Es sei noch einmal betont, dass weniger konfrontative Demos nicht per se schlecht sind. Sie sind zugänglicher für Menschen mit Angst oder mit eingeschränkter Beweglichkeit und auch für Leute, die ihre Kinder ohne Angst vor chemischen Waffen auf die Straßen bringen wollen. Casserole-Demos, die am Berri-Square starten und in die Innenstadt ziehen, werden aber nie so sicher sein wie Demos in den nachbarschaftlichen Stadtteilen – und die anfänglich großen Nachbarschafts-Demonstrationen schrumpften deutlich, als die Demos auf dem Berri-Platz anfingen, eine große Zahl von Menschen anzuziehen, die sonst vielleicht näher bei ihren Häusern demonstriert hätten.
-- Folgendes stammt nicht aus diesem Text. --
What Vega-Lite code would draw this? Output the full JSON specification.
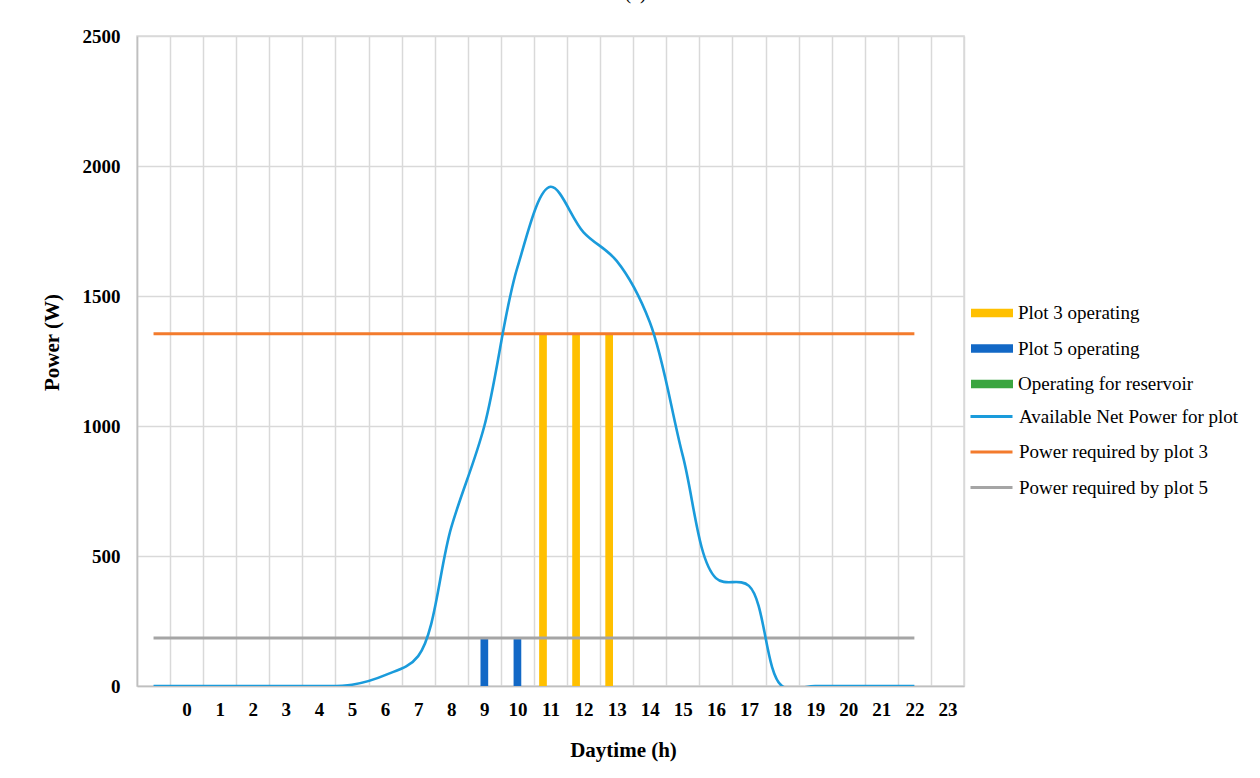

Um die Revolte auszubreiten und zu siegen, wie auch immer dies aussehen mag, brauchen wir verschiedene Taktiken, die einander ergänzen. Riots in der Innenstadt können gut mit verallgemeinertem fröhlichen Widerstand zusammengehen [12], weil sie diesen fröhlichen Widerstand, der auch dem Austeritätsprogramm der Regierung entgegengesetzte Forderungen stellt, attraktiv macht. Aber die Monopolisierung der Bewegung durch die Casseroles hat die Macht sowohl der konfrontativen wie der fröhlichen Formen des Widerstands verringert.
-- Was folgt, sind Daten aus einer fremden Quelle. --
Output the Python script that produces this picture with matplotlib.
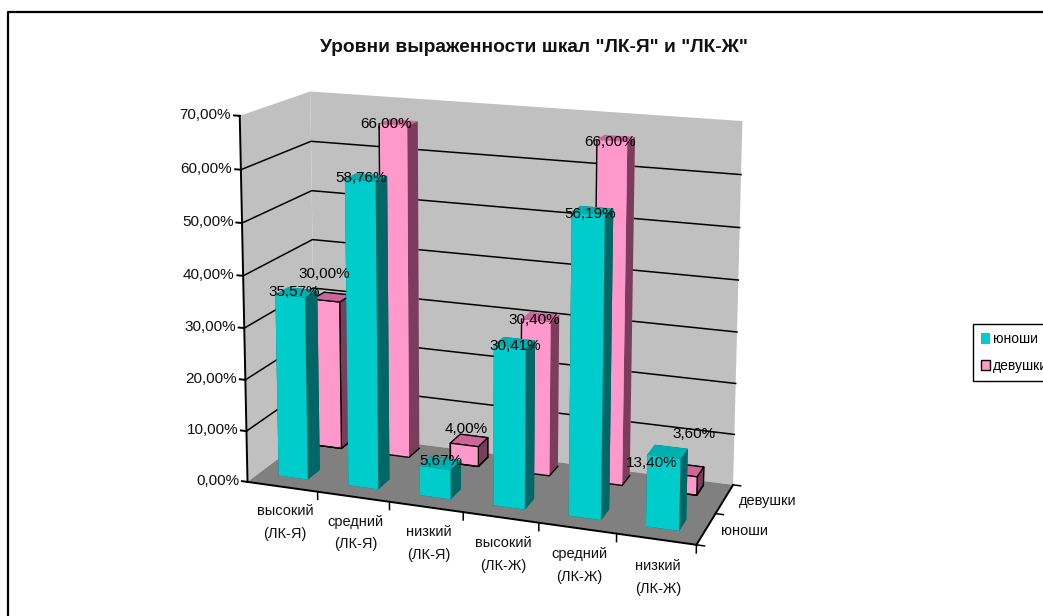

Wissend, dass die Pazifisten ihr Bestes tun, um ihre bevorzugte Taktik in jedem Bereich der Bewegung durchzusetzen, ist es eine Herausforderung an den Rest von uns, Wege zu finden, verschiedene Arten von Demonstrationen getrennt zu halten und dabei klar zu machen, welche Arten von Aktivitäten wo willkommen sind. Es ist schwierig, grüne Zonen und rote Zonen zu definieren, zum Beispiel, wenn Demos jede Nacht stattfinden, doch im Juni – als leider das Chaos in den Straßen abzusterben begann – wurden Anstrengungen unternommen, bestimmte Nächte mit bestimmten Arten von Demos zu assoziieren. In manchen Vierteln veranlasste der Mangel an Energie in den nächtlichen Casseroles Menschen, an bestimmten Abenden der Woche kraftvoll herauszukommen – am Mittwoch in Saint-Henri, am Sonntag und Mittwoch in Hochelaga – und gleichzeitig die Innenstadt zu ignorieren. Anfang Juni versuchten Anarchist/inn/en und andere in CLAC jeden Samstagabend spezifisch antikapitalistische Demonstrationen vom Berri-Platz in der Innenstadt aus zu organisieren. Diese sollten nicht nur eine Vielfalt von Taktiken begrüßen, sondern auch die Fleur-de-lysé Flagge ausschließen und jene an den Rand drängen, die sie schwenkten. Ähnliche Bemühungen könnten bald Dynamik gewinnen.
In Bezug auf Anarchist/inn/en an anderen Orten ist es wichtig, den Mythos auszuräumen, bloßes Töpfe-Zusammenzuschlagen in den Straßen könnte eine revolutionäre Situation schaffen. Dies ist offensichtlich, doch Töpfe-Zusammenschlagen scheint immer noch der häufigste Ausdruck von Solidarität mit dem Kampf in Montréal sein. Das ist toll, für das Feedback sind wir dankbar, aber wir würden es viel lieber sehen, wenn Menschen dort ihre Angelegenheiten angreifen würden, wo sie sind, als das zu fetischisieren, was für uns in vielerlei Hinsicht ein sehr frustrierendes Element des Kampfes ist. Wenn Ihr etwas fetischisieren wollt, warum schaut ihr nicht auf die Schlagzeilen ein paar Wochen vor den Casseroles, als „Manif-actions“ oft die Innenstadt gelähmt hatten und die Polizei deshalb mit ihrem Latein am Ende war?
[12] Der Autor will damit nicht unterstellen, dass Ausschreitung nicht fröhlich sein können.